Eye Contact is Key

 IDYLL, 1931 BY TAMARA DE LEMPICKA. PHOTOGRAPH BY NICOLE M. CARUSO. 

IDYLL, 1931 BY TAMARA DE LEMPICKA. PHOTOGRAPH BY NICOLE M. CARUSO. 

There's a likely chance you may have found yourself in the following situation, as my husband Stephen and I have on a number of occasions. Before we had dedicated time each week, and each day, to discuss our calendars or other important minutiae, a problematic conversation would occur. One of us would casually mention an event or commitment to the other, without making eye contact. It could have been in the car, while cooking dinner, or loudly spoken from one room of the house to another. Then, when it came time for the event, one of us would have forgotten about it completely, and a miscommunication would turn into an argument.

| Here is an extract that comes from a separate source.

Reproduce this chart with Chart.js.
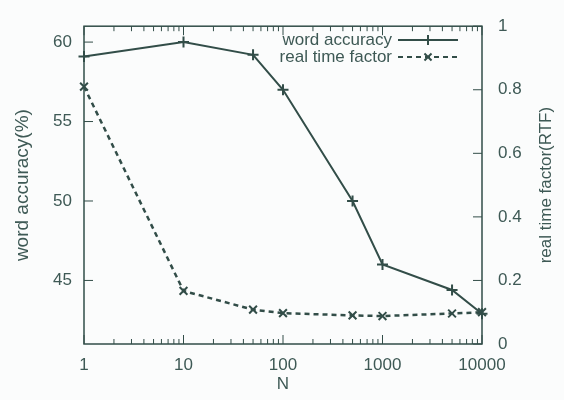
<!DOCTYPE html>
<html><head><meta charset="utf-8">
<script src="https://cdn.jsdelivr.net/npm/chart.js@4/dist/chart.umd.min.js"></script>
<style>html,body{margin:0;padding:0;background:#fbfcfc}#wrap{width:564px;height:400px}</style>
</head><body><div id="wrap"><canvas id="c" width="564" height="400"></canvas></div>
<script>
const nValues = [1, 10, 50, 100, 500, 1000, 5000, 10000];
const wordAccuracy = [59.1, 60.0, 59.2, 57.0, 50.0, 46.0, 44.4, 42.9];
const realTimeFactor = [0.81, 0.167, 0.108, 0.097, 0.09, 0.088, 0.096, 0.1];
const xTickLabels = [1, 10, 100, 1000, 10000];
const yTickLabels = [45, 50, 55, 60];
const y2TickLabels = [0, 0.2, 0.4, 0.6, 0.8, 1];

const INK = '#324d48';
const TEXT = '#3e5955';
const FAMILY = 'Liberation Sans, Arial, sans-serif';
const FONT = {family: FAMILY, size: 17};
const LTITLE = {family: FAMILY, size: 19};

const frame = {
  id: 'frame',
  afterDraw(chart) {
    const {ctx, chartArea: a, scales} = chart;
    ctx.save();
    ctx.strokeStyle = INK; ctx.lineWidth = 1.5;
    ctx.strokeRect(a.left, a.top, a.right - a.left, a.bottom - a.top);
    ctx.lineWidth = 1;
    ctx.beginPath();
    for (let d = 1; d <= 10000; d *= 10) {
      for (let m = 1; m <= 9; m++) {
        const v = d * m; if (v > 10000) break;
        const px = scales.x.getPixelForValue(v);
        const len = m === 1 ? 9 : 5;
        ctx.moveTo(px, a.bottom); ctx.lineTo(px, a.bottom - len);
        ctx.moveTo(px, a.top); ctx.lineTo(px, a.top + len);
      }
    }
    yTickLabels.forEach(v => { const py = scales.y.getPixelForValue(v); ctx.moveTo(a.left, py); ctx.lineTo(a.left + 9, py); });
    y2TickLabels.forEach(v => { const py = scales.y2.getPixelForValue(v); ctx.moveTo(a.right, py); ctx.lineTo(a.right - 9, py); });
    ctx.stroke();

    ctx.fillStyle = TEXT;
    ctx.font = FONT.size + 'px ' + FAMILY;
    ctx.textAlign = 'center'; ctx.textBaseline = 'middle';
    ctx.save();
    ctx.translate(546, (a.top + a.bottom) / 2);
    ctx.rotate(-Math.PI / 2);
    ctx.fillText('real time factor(RTF)', 0, 0);
    ctx.restore();

    const rows = [
      {label: chart.data.datasets[0].label, y: 40, dash: [], style: 'cross'},
      {label: chart.data.datasets[1].label, y: 57, dash: [5, 4], style: 'crossRot'}
    ];
    rows.forEach(r => {
      ctx.fillStyle = TEXT;
      ctx.textAlign = 'right';
      ctx.fillText(r.label, 392, r.y);
      ctx.strokeStyle = INK;
      ctx.lineWidth = 2;
      ctx.setLineDash(r.dash);
      ctx.beginPath(); ctx.moveTo(398, r.y); ctx.lineTo(458, r.y); ctx.stroke();
      ctx.setLineDash([]);
      Chart.helpers.drawPoint(ctx, {pointStyle: r.style, radius: 5, borderWidth: 2}, 428, r.y);
    });
    ctx.restore();
  }
};

new Chart(document.getElementById('c'), {
  type: 'line',
  data: {
    datasets: [
      {
        label: 'word accuracy', yAxisID: 'y', clip: false,
        data: nValues.map((n, i) => ({x: n, y: wordAccuracy[i]})),
        borderColor: INK, backgroundColor: INK, borderWidth: 2,
        pointStyle: 'cross', pointRadius: 5.5, pointBorderWidth: 2, tension: 0
      },
      {
        label: 'real time factor', yAxisID: 'y2', clip: false,
        data: nValues.map((n, i) => ({x: n, y: realTimeFactor[i]})),
        borderColor: INK, backgroundColor: INK, borderWidth: 2.5, borderDash: [5, 4],
        pointStyle: 'crossRot', pointRadius: 5.5, pointBorderWidth: 2, tension: 0
      }
    ]
  },
  options: {
    responsive: false, animation: false,
    layout: {padding: {top: 21, left: 0, right: 0, bottom: 0}},
    plugins: {legend: {display: false}, tooltip: {enabled: false}},
    scales: {
      x: {
        type: 'logarithmic', min: 1, max: 10000,
        grid: {display: false, drawTicks: false}, border: {display: false},
        afterBuildTicks: s => { s.ticks = xTickLabels.map(v => ({value: v})); },
        afterFit: s => { s.height = 56; },
        ticks: {color: TEXT, font: FONT, padding: 11, autoSkip: false, maxRotation: 0, callback: v => String(v)},
        title: {display: true, text: 'N', color: TEXT, font: FONT, padding: {top: 0, bottom: 5}}
      },
      y: {
        position: 'left', min: 41, max: 61,
        grid: {display: false, drawTicks: false}, border: {display: false},
        afterBuildTicks: s => { s.ticks = yTickLabels.map(v => ({value: v})); },
        afterFit: s => { s.width = 84; },
        ticks: {color: TEXT, font: FONT, padding: 12, callback: v => String(v)},
        title: {display: true, text: 'word accuracy(%)', color: TEXT, font: LTITLE, padding: {top: 11, bottom: 0}}
      },
      y2: {
        position: 'right', min: 0, max: 1,
        grid: {display: false, drawTicks: false}, border: {display: false},
        afterBuildTicks: s => { s.ticks = y2TickLabels.map(v => ({value: v})); },
        afterFit: s => { s.width = 82; },
        ticks: {color: TEXT, font: FONT, padding: 16, callback: v => String(v)}
      }
    }
  },
  plugins: [frame]
});
</script>
</body></html>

Though it seems multitasking is no longer considered a skill, filtering emails while cooking dinner and catching up on the toils of the day is the new normal for most couples. It's simple, but forgetting to look our loves in the eye can wreak havoc on our relationship. Plans made, deep secrets told, emoting out loud, it all happens sometimes without acknowledgement from our partners. If we don't take the extra care to look each other in the eye when we speak, thoughts can easily get misconstrued, feelings overlooked, and in the end we both feel ignored. According to a study published in Oxford Journals (Pönkänen, et al., 2011) researchers found eye contact responsible for igniting intimacy and increasing self-awareness by simply connecting gazes in close range.

Self-awareness is one of the most powerful qualities a person can possess, in my opinion. Much like a super power, it gives us a broader understanding of intentions and emotions, especially in interpersonal communication. Couples with developed self-awareness have the ability to diffuse tense situations because they can get to the root of the issue, without debating the petty banter exchanged in the argument. 



These studies only reinforce what my gut feeling tells me every time I find myself experiencing a misunderstanding with Stephen. If communication dwindles to exchanges made without eye contact, or between different rooms altogether, it is likely for both people to withdraw emotionally from their spouses, and lose the relationship super power of self- awareness, which is a slippery slope to unfulfillment. 

No matter how long you've been together, gaining intimacy in marriage is not just about sex. It's about knowing, accepting, and delicately loving the flaws and virtues of our spouses. If eye contact rewards deeper intimacy, then it is the most efficient way to develop mutual understanding and appreciation, which leads to more a satisfying marriage. Sometimes the most incremental alteration to gestures, like prioritizing eye contact, can lift a communication barrier and show an intentional effort to the finer details of a relationship, uniting it more fully.